Não me considero feminista ...

Não me considero feminista ... porque não quero ser colocada no mesmo saco das pessoas que saem na “Marcha das vadias”, ou que introduzem estátuas de santos católicos em seus orifícios, ou que usam sangue menstrual como batom pra protestar... Feministas são todas umas desocupadas que não tem algo concreto pelo que lutar. Ah essa história de Manspreading... não acham que o mundo não tem problemas mais sérios para serem debatidos? Ah vão achar um terreno pra capinar!  

Eu sempre tive as mesmas chances que qualquer outra pessoa, então por que ao invés de feminismo não utilizamos a palavra equidade ou igualdade? Me considero uma mulher que teve as mesmas chances de estudar que meus três irmãos homens. Também me considero uma pessoa que tem as mesmas chances e salários que meus colegas de trabalho e, por isso, não precisamos ter este tipo de discussão... bom... talvez poderíamos falar sobre as mulheres muçulmanas, pois elas sim vivem em uma sociedade extremamente machista.  Mas nós?

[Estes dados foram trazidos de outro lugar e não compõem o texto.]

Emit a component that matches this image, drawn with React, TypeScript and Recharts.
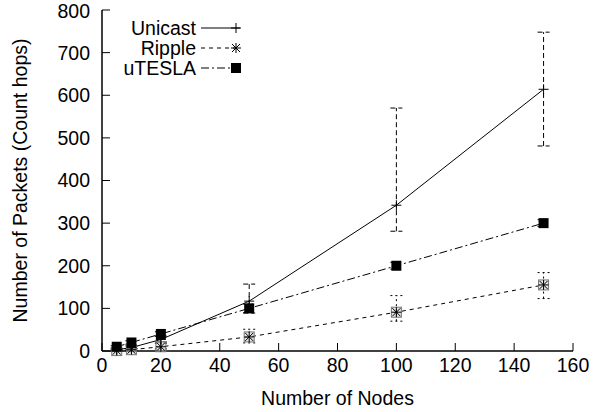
import React from "react";
import {
  LineChart,
  Line,
  XAxis,
  YAxis,
  ErrorBar,
  Label,
} from "recharts";

const nodes = [5, 10, 20, 50, 100, 150];
const unicast = [3, 8, 27, 117, 342, 614];
const unicastErr: [number, number][] = [[2, 3], [3, 4], [6, 8], [28, 40], [61, 228], [133, 134]];
const ripple = [1, 3, 10, 33, 91, 155];
const rippleErr: [number, number][] = [[1, 2], [2, 3], [5, 8], [14, 18], [21, 39], [32, 29]];
const utesla = [10, 20, 40, 100, 200, 300];
const uteslaErr: [number, number][] = [[3, 3], [4, 4], [5, 5], [10, 10], [8, 8], [8, 8]];

const xTicks = [0, 20, 40, 60, 80, 100, 120, 140, 160];
const yTicks = [0, 100, 200, 300, 400, 500, 600, 700, 800];

const data = nodes.map((n, i) => ({
  nodes: n,
  unicast: unicast[i],
  unicastErr: unicastErr[i],
  ripple: ripple[i],
  rippleErr: rippleErr[i],
  utesla: utesla[i],
  uteslaErr: uteslaErr[i],
}));

const FONT = "'Liberation Sans', Arial, Helvetica, sans-serif";
const FS = 19.5;

const PlusDot = (props: any) => {
  const { cx, cy } = props;
  if (cx == null || cy == null) return null;
  return (
    <g stroke="#000" strokeWidth={1}>
      <line x1={cx - 5} y1={cy} x2={cx + 5} y2={cy} />
      <line x1={cx} y1={cy - 5} x2={cx} y2={cy + 5} />
    </g>
  );
};

const StarDot = (props: any) => {
  const { cx, cy, boxed } = props;
  if (cx == null || cy == null) return null;
  return (
    <g stroke="#000" strokeWidth={1} fill="none">
      {boxed !== false && (
        <rect x={cx - 5} y={cy - 5} width={10} height={10} stroke="#777" fill="#ccc" fillOpacity={0.5} />
      )}
      <line x1={cx - 5} y1={cy} x2={cx + 5} y2={cy} />
      <line x1={cx} y1={cy - 5} x2={cx} y2={cy + 5} />
      <line x1={cx - 4} y1={cy - 4} x2={cx + 4} y2={cy + 4} />
      <line x1={cx - 4} y1={cy + 4} x2={cx + 4} y2={cy - 4} />
    </g>
  );
};

const SquareDot = (props: any) => {
  const { cx, cy } = props;
  if (cx == null || cy == null) return null;
  return <rect x={cx - 5} y={cy - 5} width={10} height={10} fill="#000" />;
};

const YTitle = (props: any) => {
  const vb = props.viewBox;
  const x = vb.x + 20;
  const y = vb.y + vb.height / 2;
  return (
    <text
      x={x}
      y={y}
      transform={`rotate(-90, ${x}, ${y})`}
      textAnchor="middle"
      dominantBaseline="central"
      fontFamily={FONT}
      fontSize={FS}
      fill="#000"
    >
      Number of Packets (Count hops)
    </text>
  );
};

const legendItems = [
  { name: "Unicast", dash: undefined, dot: PlusDot },
  { name: "Ripple", dash: "4 4", dot: (p: any) => <StarDot {...p} boxed={false} /> },
  { name: "uTESLA", dash: "8 3 2 3", dot: SquareDot },
];

export default function App() {
  return (
    <div style={{ position: "absolute", left: 0, top: 0, width: 604, height: 412 }}>
      <LineChart
        width={604}
        height={412}
        data={data}
        margin={{ top: 10, right: 31, left: 0, bottom: 0 }}
      >
        <XAxis
          xAxisId="bottom"
          dataKey="nodes"
          type="number"
          domain={[0, 160]}
          ticks={xTicks}
          height={61}
          tickSize={-8}
          tickMargin={15}
          tick={{ fill: "#000", fontSize: FS, fontFamily: FONT }}
          axisLine={{ stroke: "#000", strokeWidth: 1.5 }}
          tickLine={{ stroke: "#000" }}
        >
          <Label
            value="Number of Nodes"
            position="insideBottom"
            offset={7}
            style={{ fill: "#000", fontSize: FS, fontFamily: FONT }}
          />
        </XAxis>
        <XAxis
          xAxisId="top"
          orientation="top"
          dataKey="nodes"
          type="number"
          domain={[0, 160]}
          ticks={xTicks}
          height={0}
          tickSize={-8}
          tick={false}
          axisLine={{ stroke: "#000", strokeWidth: 1.5 }}
          tickLine={{ stroke: "#000" }}
        />
        <YAxis
          yAxisId="left"
          type="number"
          domain={[0, 800]}
          ticks={yTicks}
          width={102}
          tickSize={-8}
          tickMargin={20}
          tick={{ fill: "#000", fontSize: FS, fontFamily: FONT }}
          axisLine={{ stroke: "#000", strokeWidth: 1.5 }}
          tickLine={{ stroke: "#000" }}
        >
          <Label content={YTitle} />
        </YAxis>
        <YAxis
          yAxisId="right"
          orientation="right"
          type="number"
          domain={[0, 800]}
          ticks={yTicks}
          width={0}
          tickSize={-8}
          tick={false}
          axisLine={{ stroke: "#000", strokeWidth: 1.5 }}
          tickLine={{ stroke: "#000" }}
        />
        <Line
          xAxisId="bottom"
          yAxisId="left"
          dataKey="ripple"
          stroke="#000"
          strokeWidth={1}
          strokeDasharray="4 4"
          dot={<StarDot />}
          isAnimationActive={false}
        >
          <ErrorBar dataKey="rippleErr" width={6} stroke="#000" strokeWidth={1} strokeDasharray="2 3" />
        </Line>
        <Line
          xAxisId="bottom"
          yAxisId="left"
          dataKey="utesla"
          stroke="#000"
          strokeWidth={1}
          strokeDasharray="8 3 2 3"
          dot={<SquareDot />}
          isAnimationActive={false}
        >
          <ErrorBar dataKey="uteslaErr" width={6} stroke="#000" strokeWidth={1} strokeDasharray="2 2" />
        </Line>
        <Line
          xAxisId="bottom"
          yAxisId="left"
          dataKey="unicast"
          stroke="#000"
          strokeWidth={1}
          dot={<PlusDot />}
          isAnimationActive={false}
        >
          <ErrorBar dataKey="unicastErr" width={6} stroke="#000" strokeWidth={1} strokeDasharray="5 3" />
        </Line>
      </LineChart>
      <svg
        width={604}
        height={412}
        style={{ position: "absolute", left: 0, top: 0, pointerEvents: "none" }}
      >
        {legendItems.map((item, i) => {
          const y = 28 + i * 20;
          const Dot = item.dot;
          return (
            <g key={item.name}>
              <text
                x={196}
                y={y}
                textAnchor="end"
                dominantBaseline="central"
                fontFamily={FONT}
                fontSize={FS}
                fill="#000"
              >
                {item.name}
              </text>
              <line x1={201} y1={y} x2={240} y2={y} stroke="#000" strokeDasharray={item.dash} />
              <Dot cx={236} cy={y} />
            </g>
          );
        })}
      </svg>
    </div>
  );
}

Bom, gostaria de saber se alguém compartilha destas ideias e dizer-lhe que até pouco atrás eu também falava tudo isso que citei acima. Mas uma coisa é certa, gente: precisamos falar de Feminismo sim. Infelizmente. Quem dera não precisássemos mais.  

O fato é que muitas vezes algo tem que acontecer com você, para você entender o que os outros passam. Eu fui a sortuda do dia. Hoje um cara que estava sentado ao meu lado no ônibus teve a cara de pau de pôr suas mãos nas minhas coxas. Não tentou puxar assunto comigo, não tentou olhar nos meus olhos, não me deu um sorriso, ele simplesmente foi enfiando a mão entre minhas pernas. 

 Eu sempre pensei que se um dia isso acontecesse comigo, eu iria chamar a polícia ou iria fazer um escândalo e toda a gente do ônibus iria me apoiar. Bem, não foi o que aconteceu. Quando desci da condução e cheguei no meu destino, quase apática ... começaram a aparecer inúmeras ideias de vingança na minha mente: por que eu não derramei a sopa que tinha guardada em um potinho na cabeça dele? Por que eu não cuspi na cara dele? Por que eu não dei um soco nas partes íntimas dele?! Agora passou. Não sei quem é, nem pra onde ia e tudo vai ficar por isso mesmo. Será que ele ficou constrangido com o empurrão e os gritos que dei? Quem sabe não... quem sabe eu só tinha sido mais uma. As pessoas do ônibus? Bem, provavelmente pensaram: o que que esta turista quer? Por que você não vai pra praia e nos deixar voltar sossegados pra nossas casas depois de um dia de trabalho? Enfim, mais uma histérica louca. Que bom que ela desceu do ônibus. 

Eu costumava pensar, se há alguém que talvez poderia falar em feminismo seriam todas as mulheres que usam burca, que não podem estudar e que não podem dirigir. Eu? Eu tenho tudo, vivo numa sociedade democrática, laica, igualitária, ou seja, sou uma privilegiada. Papo de feminista é papo de universitariazinha ou européia que não tem muito contato com o mundo de verdade, eu dizia. Bem, a questão é que eu já viajei muito e nunca tinha passado por tamanha situação! Hum... tirando aquele patrão que sempre me dava cantada ou aquele colega de que tentou me beijar à força, ah e aquela outra vez que... deixa pra lá. A questão é que ainda não tinham tocado as minhas coxas e isso foi o que mais me doeu. 



Sabe porque temos que falar em feminismo? Porque igualdade é uma coisa diferente. Enquanto alguns homens acharem que têm direito de tocar nas coxas de uma mulher que está sentada ao seu lado no ônibus, que têm o direito de insistir em ter relações sexuais com sua esposa ou namorada mesmo que ela não queira, que têm o direito de se relacionar com meninas de 12 anos (elas querendo ou não), ou tocar em menininhas de 5 anos. Sim! Teremos que falar em feminismo. Enquanto houver homens mais velhos casando com meninas de 15 anos como acontece no interior do país, enquanto houverem meninas induzidas/proibidas a não estudar porque precisam cuidar da casa, ou enquanto houverem homens escolhendo as roupas que suas mulheres vão vestir... não teremos que falar apenas em igualdade, mas também em feminismo. Em respeito. Em ter a liberdade de pegar um ônibus sem ser tocada.     


25 de novembro de 2017, Isla de San Andrés.